SET TASK
Make an exact copy of the lines below.

INPUT FOR THIS TASK
□ □ □ □ □ □ □

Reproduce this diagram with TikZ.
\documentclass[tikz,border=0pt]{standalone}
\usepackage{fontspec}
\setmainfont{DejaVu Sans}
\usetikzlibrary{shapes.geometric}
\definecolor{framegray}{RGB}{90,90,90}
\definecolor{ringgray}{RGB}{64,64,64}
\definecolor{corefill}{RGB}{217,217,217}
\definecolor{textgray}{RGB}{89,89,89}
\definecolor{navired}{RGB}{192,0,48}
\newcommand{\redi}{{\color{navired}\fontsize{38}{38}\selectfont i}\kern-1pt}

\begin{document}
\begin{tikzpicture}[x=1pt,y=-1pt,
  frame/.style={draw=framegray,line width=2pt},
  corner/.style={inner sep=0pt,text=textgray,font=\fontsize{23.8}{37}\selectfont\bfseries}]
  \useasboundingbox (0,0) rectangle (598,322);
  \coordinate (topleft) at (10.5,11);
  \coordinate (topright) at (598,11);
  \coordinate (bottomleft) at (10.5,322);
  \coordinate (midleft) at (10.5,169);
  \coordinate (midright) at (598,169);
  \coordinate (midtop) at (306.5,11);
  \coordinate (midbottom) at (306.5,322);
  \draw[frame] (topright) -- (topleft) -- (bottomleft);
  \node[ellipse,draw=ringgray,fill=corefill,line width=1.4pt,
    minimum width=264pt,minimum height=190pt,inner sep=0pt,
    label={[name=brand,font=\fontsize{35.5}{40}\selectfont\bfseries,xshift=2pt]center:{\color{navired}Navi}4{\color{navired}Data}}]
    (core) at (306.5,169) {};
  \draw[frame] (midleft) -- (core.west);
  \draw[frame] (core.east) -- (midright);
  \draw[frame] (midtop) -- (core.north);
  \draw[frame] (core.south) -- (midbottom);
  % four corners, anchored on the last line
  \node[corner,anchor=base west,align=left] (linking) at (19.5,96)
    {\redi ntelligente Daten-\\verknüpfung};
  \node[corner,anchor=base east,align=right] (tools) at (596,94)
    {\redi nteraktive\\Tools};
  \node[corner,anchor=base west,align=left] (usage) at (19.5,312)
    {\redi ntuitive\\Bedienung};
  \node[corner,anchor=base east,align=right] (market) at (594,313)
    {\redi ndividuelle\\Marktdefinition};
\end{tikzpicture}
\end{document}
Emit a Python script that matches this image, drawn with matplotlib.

□ □ □ □ □ □ □

THE ANSWER
Reproduce this diagram with TikZ.
\documentclass[tikz,border=0pt]{standalone}
\usepackage{fontspec}
\setmainfont{DejaVu Sans}
\usetikzlibrary{shapes.geometric}
\definecolor{framegray}{RGB}{90,90,90}
\definecolor{ringgray}{RGB}{64,64,64}
\definecolor{corefill}{RGB}{217,217,217}
\definecolor{textgray}{RGB}{89,89,89}
\definecolor{navired}{RGB}{192,0,48}
\newcommand{\redi}{{\color{navired}\fontsize{38}{38}\selectfont i}\kern-1pt}

\begin{document}
\begin{tikzpicture}[x=1pt,y=-1pt,
  frame/.style={draw=framegray,line width=2pt},
  corner/.style={inner sep=0pt,text=textgray,font=\fontsize{23.8}{37}\selectfont\bfseries}]
  \useasboundingbox (0,0) rectangle (598,322);
  \coordinate (topleft) at (10.5,11);
  \coordinate (topright) at (598,11);
  \coordinate (bottomleft) at (10.5,322);
  \coordinate (midleft) at (10.5,169);
  \coordinate (midright) at (598,169);
  \coordinate (midtop) at (306.5,11);
  \coordinate (midbottom) at (306.5,322);
  \draw[frame] (topright) -- (topleft) -- (bottomleft);
  \node[ellipse,draw=ringgray,fill=corefill,line width=1.4pt,
    minimum width=264pt,minimum height=190pt,inner sep=0pt,
    label={[name=brand,font=\fontsize{35.5}{40}\selectfont\bfseries,xshift=2pt]center:{\color{navired}Navi}4{\color{navired}Data}}]
    (core) at (306.5,169) {};
  \draw[frame] (midleft) -- (core.west);
  \draw[frame] (core.east) -- (midright);
  \draw[frame] (midtop) -- (core.north);
  \draw[frame] (core.south) -- (midbottom);
  % four corners, anchored on the last line
  \node[corner,anchor=base west,align=left] (linking) at (19.5,96)
    {\redi ntelligente Daten-\\verknüpfung};
  \node[corner,anchor=base east,align=right] (tools) at (596,94)
    {\redi nteraktive\\Tools};
  \node[corner,anchor=base west,align=left] (usage) at (19.5,312)
    {\redi ntuitive\\Bedienung};
  \node[corner,anchor=base east,align=right] (market) at (594,313)
    {\redi ndividuelle\\Marktdefinition};
\end{tikzpicture}
\end{document}
Emit a Python script that matches this image, drawn with matplotlib.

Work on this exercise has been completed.